DATASET SECTION:
--- start ---
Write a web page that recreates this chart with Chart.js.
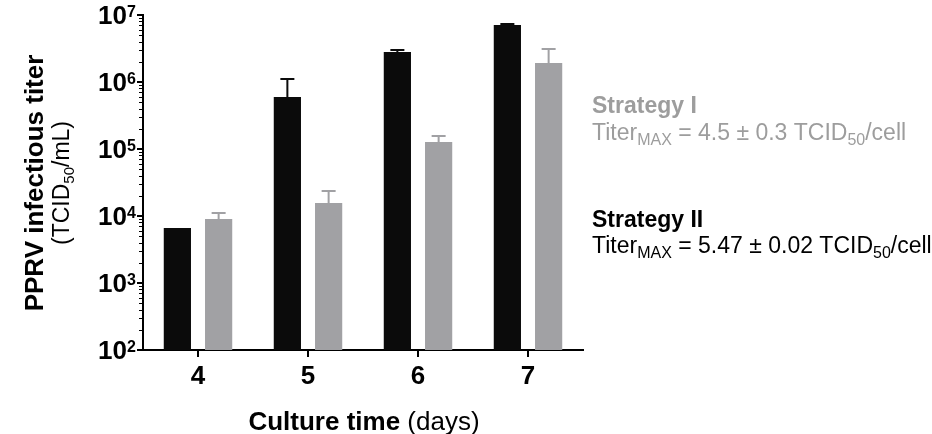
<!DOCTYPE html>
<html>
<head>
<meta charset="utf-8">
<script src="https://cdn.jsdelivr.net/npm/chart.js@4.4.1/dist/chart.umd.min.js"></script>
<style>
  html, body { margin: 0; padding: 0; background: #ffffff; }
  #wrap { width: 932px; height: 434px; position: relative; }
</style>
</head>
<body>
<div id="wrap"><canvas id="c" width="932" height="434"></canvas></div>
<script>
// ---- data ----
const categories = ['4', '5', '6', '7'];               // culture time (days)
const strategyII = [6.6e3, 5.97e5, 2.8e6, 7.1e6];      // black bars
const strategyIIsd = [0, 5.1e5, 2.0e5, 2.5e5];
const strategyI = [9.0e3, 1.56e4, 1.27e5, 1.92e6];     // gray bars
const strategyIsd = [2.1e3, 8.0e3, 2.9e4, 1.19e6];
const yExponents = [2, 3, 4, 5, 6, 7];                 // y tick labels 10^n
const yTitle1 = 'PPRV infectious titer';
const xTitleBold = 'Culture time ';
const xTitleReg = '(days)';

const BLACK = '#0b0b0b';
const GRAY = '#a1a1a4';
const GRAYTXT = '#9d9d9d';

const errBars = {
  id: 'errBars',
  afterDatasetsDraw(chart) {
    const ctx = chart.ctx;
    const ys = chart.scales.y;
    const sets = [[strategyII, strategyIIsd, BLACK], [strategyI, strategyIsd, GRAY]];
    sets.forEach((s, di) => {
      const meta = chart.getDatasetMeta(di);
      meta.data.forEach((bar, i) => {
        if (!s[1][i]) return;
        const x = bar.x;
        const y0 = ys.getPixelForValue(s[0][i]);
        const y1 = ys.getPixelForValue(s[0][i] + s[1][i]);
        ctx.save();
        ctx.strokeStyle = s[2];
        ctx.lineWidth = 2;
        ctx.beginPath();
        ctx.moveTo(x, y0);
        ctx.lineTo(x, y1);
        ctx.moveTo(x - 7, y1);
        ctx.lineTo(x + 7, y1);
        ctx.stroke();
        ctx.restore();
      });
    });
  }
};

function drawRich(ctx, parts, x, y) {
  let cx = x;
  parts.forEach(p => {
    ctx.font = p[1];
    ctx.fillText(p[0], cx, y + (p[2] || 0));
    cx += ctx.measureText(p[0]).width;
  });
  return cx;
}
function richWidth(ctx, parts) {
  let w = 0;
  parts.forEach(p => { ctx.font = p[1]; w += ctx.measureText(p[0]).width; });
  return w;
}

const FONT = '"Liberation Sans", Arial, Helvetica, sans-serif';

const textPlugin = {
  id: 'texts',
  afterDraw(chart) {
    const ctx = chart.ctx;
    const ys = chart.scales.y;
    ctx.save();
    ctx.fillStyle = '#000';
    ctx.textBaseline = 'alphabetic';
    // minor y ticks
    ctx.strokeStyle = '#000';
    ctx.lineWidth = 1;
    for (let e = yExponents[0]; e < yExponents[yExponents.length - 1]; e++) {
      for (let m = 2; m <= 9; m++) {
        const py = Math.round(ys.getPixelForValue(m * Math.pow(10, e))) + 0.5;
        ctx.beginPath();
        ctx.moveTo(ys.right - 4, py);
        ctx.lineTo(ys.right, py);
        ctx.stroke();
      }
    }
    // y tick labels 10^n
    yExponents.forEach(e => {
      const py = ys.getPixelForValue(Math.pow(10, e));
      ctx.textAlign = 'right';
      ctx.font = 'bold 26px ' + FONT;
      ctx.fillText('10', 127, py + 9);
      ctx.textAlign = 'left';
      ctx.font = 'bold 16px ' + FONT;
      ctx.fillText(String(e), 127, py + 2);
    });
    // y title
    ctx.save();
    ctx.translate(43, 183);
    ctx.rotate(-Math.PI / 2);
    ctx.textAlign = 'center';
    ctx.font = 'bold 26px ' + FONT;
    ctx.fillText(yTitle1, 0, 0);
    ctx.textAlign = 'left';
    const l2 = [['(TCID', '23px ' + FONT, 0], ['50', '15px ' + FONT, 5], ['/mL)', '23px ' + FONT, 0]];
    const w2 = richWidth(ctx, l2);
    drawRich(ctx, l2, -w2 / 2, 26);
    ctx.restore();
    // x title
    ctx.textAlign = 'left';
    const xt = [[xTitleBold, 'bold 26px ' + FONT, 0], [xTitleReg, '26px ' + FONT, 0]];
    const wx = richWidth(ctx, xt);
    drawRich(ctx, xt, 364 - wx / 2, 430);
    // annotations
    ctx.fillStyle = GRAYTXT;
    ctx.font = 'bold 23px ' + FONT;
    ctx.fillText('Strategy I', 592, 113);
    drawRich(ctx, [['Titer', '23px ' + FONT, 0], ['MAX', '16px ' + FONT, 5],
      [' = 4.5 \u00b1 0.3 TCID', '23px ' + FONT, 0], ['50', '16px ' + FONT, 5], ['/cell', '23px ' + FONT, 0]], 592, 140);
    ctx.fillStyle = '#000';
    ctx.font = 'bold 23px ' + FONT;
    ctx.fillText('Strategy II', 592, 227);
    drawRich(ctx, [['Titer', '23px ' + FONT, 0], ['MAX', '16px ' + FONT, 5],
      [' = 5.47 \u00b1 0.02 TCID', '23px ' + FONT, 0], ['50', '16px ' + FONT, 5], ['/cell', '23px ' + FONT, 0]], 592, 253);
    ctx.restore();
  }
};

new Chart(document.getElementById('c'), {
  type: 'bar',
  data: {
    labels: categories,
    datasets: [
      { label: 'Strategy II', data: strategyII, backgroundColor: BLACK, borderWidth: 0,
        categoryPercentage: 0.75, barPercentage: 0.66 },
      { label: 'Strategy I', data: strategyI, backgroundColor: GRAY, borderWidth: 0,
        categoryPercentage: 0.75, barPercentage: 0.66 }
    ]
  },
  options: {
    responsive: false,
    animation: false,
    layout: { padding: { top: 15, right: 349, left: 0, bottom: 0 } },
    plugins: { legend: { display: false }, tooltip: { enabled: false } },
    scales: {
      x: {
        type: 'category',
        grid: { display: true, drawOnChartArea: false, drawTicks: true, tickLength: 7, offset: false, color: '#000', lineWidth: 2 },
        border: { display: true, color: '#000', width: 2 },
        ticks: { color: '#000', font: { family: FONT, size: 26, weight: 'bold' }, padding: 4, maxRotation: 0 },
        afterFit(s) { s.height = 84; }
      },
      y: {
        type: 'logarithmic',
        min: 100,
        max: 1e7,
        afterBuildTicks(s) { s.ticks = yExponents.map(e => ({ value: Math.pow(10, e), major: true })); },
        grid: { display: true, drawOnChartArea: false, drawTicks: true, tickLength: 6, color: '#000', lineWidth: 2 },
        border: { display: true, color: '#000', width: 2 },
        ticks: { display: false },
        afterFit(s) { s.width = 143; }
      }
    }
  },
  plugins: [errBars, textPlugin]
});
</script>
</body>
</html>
--- end ---
GIVEN TASK: Output exactly the span of lines from the top of the listing through the line holding "const GRAYTXT = '#9d9d9d';", and leave every picture out.

EXERCISE OUTPUT:
Write a web page that recreates this chart with Chart.js.
<!DOCTYPE html>
<html>
<head>
<meta charset="utf-8">
<script src="https://cdn.jsdelivr.net/npm/chart.js@4.4.1/dist/chart.umd.min.js"></script>
<style>
  html, body { margin: 0; padding: 0; background: #ffffff; }
  #wrap { width: 932px; height: 434px; position: relative; }
</style>
</head>
<body>
<div id="wrap"><canvas id="c" width="932" height="434"></canvas></div>
<script>
// ---- data ----
const categories = ['4', '5', '6', '7'];               // culture time (days)
const strategyII = [6.6e3, 5.97e5, 2.8e6, 7.1e6];      // black bars
const strategyIIsd = [0, 5.1e5, 2.0e5, 2.5e5];
const strategyI = [9.0e3, 1.56e4, 1.27e5, 1.92e6];     // gray bars
const strategyIsd = [2.1e3, 8.0e3, 2.9e4, 1.19e6];
const yExponents = [2, 3, 4, 5, 6, 7];                 // y tick labels 10^n
const yTitle1 = 'PPRV infectious titer';
const xTitleBold = 'Culture time ';
const xTitleReg = '(days)';

const BLACK = '#0b0b0b';
const GRAY = '#a1a1a4';
const GRAYTXT = '#9d9d9d';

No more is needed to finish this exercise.